Scorecard. see especially the bowling figures.

Cricinfo Bulletin.

Quick singles

# The photos above (which I took from the Bradman Stand) show examples of the attacking fields which were employed by both sides for much of the game. For the most part the bowlers bowled to their fields.

# The Adelaide Oval scoreboard, despite receiving fulsome praise from Peter Walsh on ABC radio, was once again far from infallibler. Not only did Munaf Patel's nameboard have to be hastily repainted, there were delays in identifying correctly the bowler and batsman on strike and the scores were, as the ABC radio scorer quite properly pointed out, often wrong. Sreesanth's dismissal was for some time wrongly recorded as "CWK" (caught wicket keeper) when it was obvious to anyone watching the play that he had been "S" (stumped).

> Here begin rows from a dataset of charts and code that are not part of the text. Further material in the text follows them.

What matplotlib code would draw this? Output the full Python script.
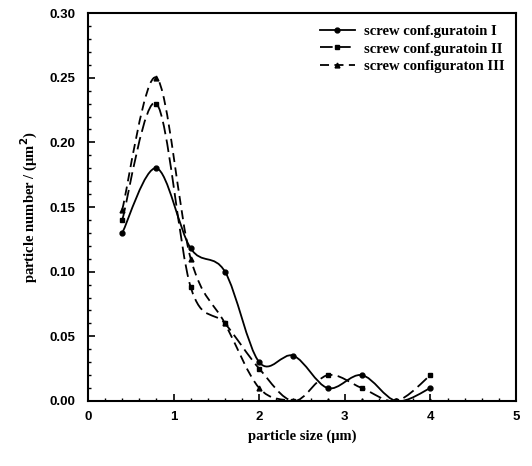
import numpy as np
import matplotlib.pyplot as plt
from matplotlib.path import Path
from matplotlib.patches import PathPatch
from matplotlib.lines import Line2D
from matplotlib.ticker import MultipleLocator, FormatStrFormatter

size = [0.4, 0.8, 1.2, 1.6, 2.0, 2.4, 2.8, 3.2, 3.6, 4.0]
config_1 = [0.13, 0.18, 0.118, 0.10, 0.03, 0.035, 0.01, 0.02, 0.0, 0.01]
config_2 = [0.14, 0.23, 0.088, 0.06, 0.025, 0.0, 0.02, 0.01, 0.0, 0.02]
config_3 = [0.148, 0.25, 0.11, 0.06, 0.01, 0.0, 0.0, 0.0, 0.0, 0.0]
labels = ['screw conf.guratoin I', 'screw conf.guratoin II', 'screw configuraton III']


def spline_path(x, y, tension=0.5):
    # Catmull-Rom segments expressed as cubic bezier pieces
    x = np.asarray(x, float)
    y = np.asarray(y, float)
    pts = np.column_stack([x, y])
    verts = [pts[0]]
    codes = [Path.MOVETO]
    n = len(pts)
    for i in range(n - 1):
        p0 = pts[max(i - 1, 0)]
        p1 = pts[i]
        p2 = pts[i + 1]
        p3 = pts[min(i + 2, n - 1)]
        c1 = p1 + (p2 - p0) * tension / 3.0
        c2 = p2 - (p3 - p1) * tension / 3.0
        verts += [c1, c2, p2]
        codes += [Path.CURVE4] * 3
    return Path(verts, codes)


plt.rcParams['font.family'] = ['Liberation Serif', 'DejaVu Serif']
plt.rcParams['font.weight'] = 'bold'

fig = plt.figure(figsize=(5.32, 4.66), dpi=100)
ax = fig.add_axes([0.1654, 0.1395, 0.8046, 0.8325])

styles = [
    dict(ls='-', marker='o', ms=3.5),
    dict(ls=(0, (7, 3)), marker='s', ms=3),
    dict(ls=(0, (5, 3)), marker='^', ms=3.5),
]
series = [config_1, config_2, config_3]

handles = []
for vals, st, lab in zip(series, styles, labels):
    patch = PathPatch(spline_path(size, vals), facecolor='none', edgecolor='black',
                      lw=1.3, linestyle=st['ls'])
    ax.add_patch(patch)
    ax.plot(size, vals, ls='none', marker=st['marker'], ms=st['ms'], color='black')
    handles.append(Line2D([], [], color='black', lw=1.3, ls=st['ls'],
                          marker=st['marker'], ms=st['ms']))

ax.set_xlim(0, 5)
ax.set_ylim(0, 0.30)
ax.xaxis.set_major_locator(MultipleLocator(1))
ax.xaxis.set_minor_locator(MultipleLocator(0.2))
ax.yaxis.set_major_locator(MultipleLocator(0.05))
ax.yaxis.set_minor_locator(MultipleLocator(0.01))
ax.yaxis.set_major_formatter(FormatStrFormatter('%.2f'))
ax.tick_params(which='both', direction='in', top=False, right=False)
ax.tick_params(which='major', length=5, width=1.2, labelsize=9.5)
ax.tick_params(axis='y', which='major', pad=9)
ax.tick_params(axis='x', which='major', pad=7)
ax.tick_params(which='minor', length=2.5, width=1)
for lab in ax.get_xticklabels() + ax.get_yticklabels():
    lab.set_family(['Liberation Sans', 'DejaVu Sans'])
    lab.set_weight('bold')
for sp in ax.spines.values():
    sp.set_linewidth(1.5)

ax.set_xlabel('particle size (\u03bcm)', fontsize=10.5, fontweight='bold', labelpad=5)
ax.set_ylabel('particle number / (\u03bcm$^2$)', fontsize=10.5, fontweight='bold', labelpad=7)

ax.legend(handles, labels, loc='upper right', frameon=False,
          handlelength=2.4, handletextpad=0.6, labelspacing=0.3,
          borderaxespad=0.4, prop={'weight': 'bold', 'size': 10.5})

fig.savefig('out.png', dpi=100)
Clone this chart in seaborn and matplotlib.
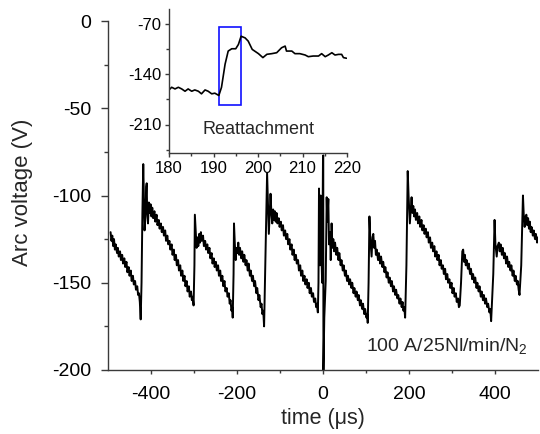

# The replay screen was more accurate than the scoreboard but once again I was irritated by its failure to show the outcomes of decisions adjudicated by the third umpire. This is shortchanging the paying and watching spectators.

# About 21,000 people attended the match. My rough estimate, based on numbers standing near the scoreboard and seated in the various stands, was higher, but I won't dispute the total. The game was billed as a sellout; if so, either the marketing people were gilding the lily or many ticket holders preferred the comfort of their couches to the rigours of the sun blasted ground.

# Many of those who did attend found the combination of heat and low scoring not conducive to close attention, so the first Mexican wave started very early in the piece. Even many in the members' areas joined in. The security staff appeared to be more tolerant than they had been during England's tour last year which was sensible.